A maldita tradição literária brasileira é, há tempos, fonte de inspiração para o grupo: “Quando me foram apresentados os materiais produzidos para o Vérmina Audioclastia Póstuma, em 2015, isso já havia ficado claro para mim. O Guga [vocalista] havia escrito três letras, todas com uma carga existencial e pessimista muito forte. Já estava pronta também a ‘Tédio’, poema musicado do João da Cruz e Sousa, que levava esse conceito do decaimento para níveis nefelibáticos. Ali já se desenhava na minha frente todo um conceito e as letras restantes foram praticamente se escrevendo sozinhas. O primeiro verso da primeira música já é uma referência direta ao ‘Monólogo de uma Sombra’, de Augusto dos Anjos, e as canções foram ordenadas de forma a, como numa ópera, delinear acontecimentos. ‘Tédio’, nesse quadro, acabou repousando no local que simbolizava a monotonia da rotina de um enfermo em franca decadência física e psíquica. Esse caráter altamente metafórico dos simbolistas permite uma impressionante versatilidade para cimentar diferentes conceitos.

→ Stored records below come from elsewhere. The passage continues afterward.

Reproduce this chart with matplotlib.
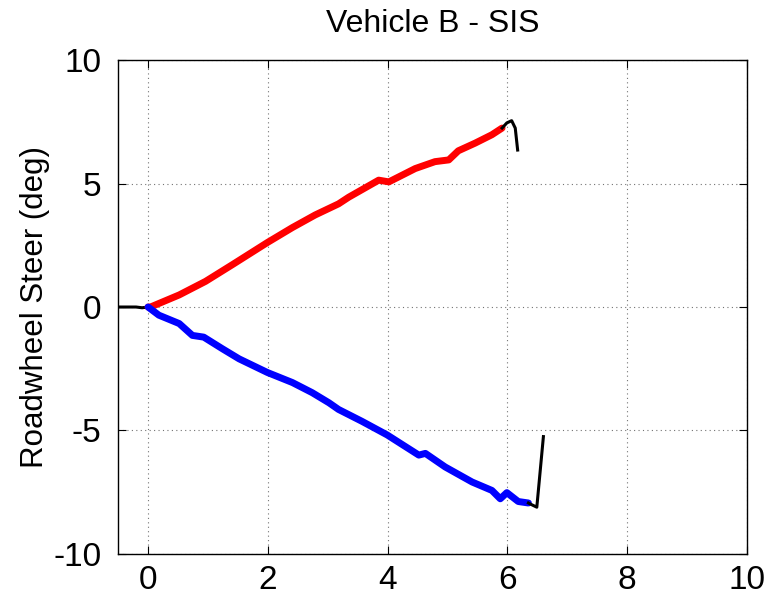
import numpy as np
import matplotlib
matplotlib.use("Agg")
from matplotlib import pyplot as plt

# pre-steer part (black)
pre_t = [-0.5, -0.35, -0.2, -0.1, 0.0]
pre_steer = [0.0, 0.0, 0.0, -0.03, 0.0]

# right steer (red) and its end (black)
right_t = [0.0, 0.04, 0.52, 0.96, 1.41, 1.99, 2.41, 2.79, 3.18, 3.35, 3.85, 4.02,
           4.46, 4.79, 5.02, 5.18, 5.46, 5.74, 5.91]
right_steer = [0.0, 0.0, 0.49, 1.04, 1.72, 2.61, 3.22, 3.73, 4.18, 4.45, 5.14, 5.07,
               5.61, 5.89, 5.96, 6.33, 6.64, 6.98, 7.25]
right_end_t = [5.91, 5.99, 6.07, 6.13, 6.17]
right_end_steer = [7.25, 7.46, 7.55, 7.25, 6.36]

# left steer (blue) and its end (black)
left_t = [0.0, 0.18, 0.52, 0.74, 0.93, 1.24, 1.52, 1.99, 2.41, 2.74, 3.02, 3.18,
          3.57, 3.99, 4.52, 4.63, 4.96, 5.41, 5.74, 5.88, 5.99, 6.18, 6.35]
left_steer = [0.0, -0.33, -0.67, -1.15, -1.22, -1.69, -2.1, -2.65, -3.06, -3.47, -3.88, -4.15,
              -4.63, -5.18, -6.0, -5.93, -6.48, -7.09, -7.43, -7.77, -7.52, -7.88, -7.94]
left_end_t = [6.35, 6.38, 6.49, 6.6]
left_end_steer = [-7.94, -7.98, -8.11, -5.25]

plt.rcParams['font.family'] = ['Liberation Sans', 'DejaVu Sans']
plt.rcParams['axes.unicode_minus'] = False

fig = plt.figure(figsize=(7.67, 6.02), dpi=100)
ax = fig.add_axes([0.154, 0.080, 0.820, 0.820])

ax.plot(pre_t, pre_steer, color='k', lw=2.2)
ax.plot(right_t, right_steer, color='r', lw=5, solid_capstyle='round')
ax.plot(left_t, left_steer, color='b', lw=5, solid_capstyle='round')
ax.plot(right_end_t, right_end_steer, color='k', lw=2.2)
ax.plot(left_end_t, left_end_steer, color='k', lw=2.2)

ax.set_xlim(-0.5, 10)
ax.set_ylim(-10, 10)
ax.set_xticks([0, 2, 4, 6, 8, 10])
ax.set_yticks([-10, -5, 0, 5, 10])
ax.grid(True, linestyle=(0, (1, 3)), color='0.45', lw=0.8)
ax.tick_params(direction='in', top=True, right=True, labelsize=24, length=6)
ax.tick_params(axis='y', pad=12)
ax.tick_params(axis='x', pad=8)
for s in ax.spines.values():
    s.set_linewidth(1.0)

ax.set_ylabel("Roadwheel Steer (deg)", fontsize=22.5, labelpad=2.5)
ax.set_title("Vehicle B - SIS", fontsize=23, pad=20)

plt.savefig("out.png", dpi=100)
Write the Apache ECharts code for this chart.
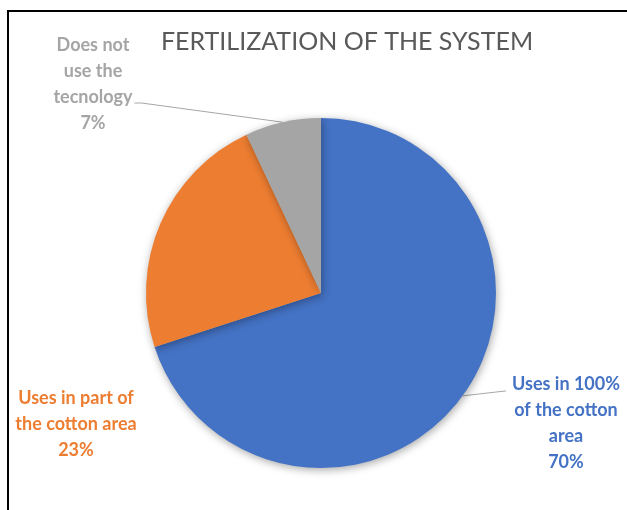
<!DOCTYPE html>
<html>
<head>
<meta charset="utf-8">
<script src="https://cdn.jsdelivr.net/npm/echarts@6/dist/echarts.min.js"></script>
<style>
    html, body { margin: 0; padding: 0; background: #fff; }
    #chart { position: absolute; left: 0; top: 0; width: 627px; height: 510px; }
    #frame { position: absolute; left: 7px; top: 10px; width: 640px; height: 520px;
        border-top: 2px solid #000; border-left: 2px solid #000; pointer-events: none; }
</style>
</head>
<body>
<div id="chart"></div>
<div id="frame"></div>
<script>
var titulo = 'FERTILIZATION OF THE SYSTEM';
var categorias = ['Uses in 100%\nof the cotton\narea', 'Uses in part of\nthe cotton area', 'Does not\nuse the\ntecnology'];
var valores = [70, 23, 7];
var colores = ['#4472C4', '#ED7D31', '#A5A5A5'];
// centro de cada bloque de texto
var posEtiquetas = [[566, 423], [76, 424], [93, 84]];

var datos = [];
for (var i = 0; i < valores.length; i++) {
    datos.push({
        name: categorias[i],
        value: valores[i],
        itemStyle: {color: colores[i]},
        label: {color: colores[i]},
        labelLine: {show: i != 1}
    });
}

var myChart = echarts.init(document.getElementById('chart'));
myChart.setOption({
    animation: false,
    title: {
        text: titulo,
        left: 342,
        top: 24,
        textAlign: 'center',
        textStyle: {
            fontFamily: 'Lato',
            fontSize: 25,
            fontWeight: 'normal',
            color: '#595959'
        }
    },
    series: [{
        type: 'pie',
        center: [321, 293],
        radius: 175,
        startAngle: 90,
        clockwise: true,
        data: datos,
        itemStyle: {
            shadowBlur: 8,
            shadowColor: 'rgba(0,0,0,0.35)',
            shadowOffsetX: 1,
            shadowOffsetY: 2
        },
        label: {
            position: 'outside',
            formatter: '{b}\n{c}%',
            fontFamily: 'Lato',
            fontWeight: 'bold',
            fontSize: 18,
            lineHeight: 26,
            align: 'center'
        },
        labelLine: {
            show: true,
            length: 10,
            length2: 10,
            lineStyle: {color: '#A6A6A6', width: 1}
        },
        labelLayout: function (params) {
            var idx = params.dataIndex;
            var p = posEtiquetas[idx];
            var w = params.labelRect.width;
            var res = {x: p[0], y: p[1], align: 'center', verticalAlign: 'middle'};
            var pts = params.labelLinePoints;
            if (pts && idx == 2) {
                var fin = [p[0] + w / 2 + 2, p[1] + 19];
                res.labelLinePoints = [pts[0], [fin[0] + 7, fin[1]], fin];
            } else if (pts && idx == 0) {
                var fin2 = [p[0] - w / 2 - 6, p[1] - 32];
                res.labelLinePoints = [pts[0], [fin2[0] - 1, fin2[1]], fin2];
            }
            return res;
        }
    }]
});
</script>
</body>
</html>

No álbum seguinte, Entropia Humana Final, não foi diferente. Ele chafurda a fundo em episódios tétricos da sociedade humana no século XX, morticínios em massa, genocídios de variadas formas, os demônios interiores assumindo o controle dos indivíduos e das coletividades às claras. Nesse caso, ‘Antífona’, também de Cruz e Sousa, foi incluída como poema musicado, assim como a ‘Tédio’ no álbum anterior. Ela traz, além dos aspectos pessimistas e existencialistas de sempre, a solenidade do rito religioso, como se buscasse alcançar as múltiplas almas desencarnadas pelos eventos das outras letras. Ou seja, trouxe a liga lírica que projetou os acontecimentos descritos para a dimensão metafísica/espiritual”, explica.

Este histórico da segunda encarnação do Sad Theory, considerando o retorno em 2012, deve seguir no futuro: “Assim criou-se uma tradição, e é bem possível o Dante Negro, assim como seus notáveis pares malditos, sigam como nossos patronos para os próximos álbuns”, finaliza Franco.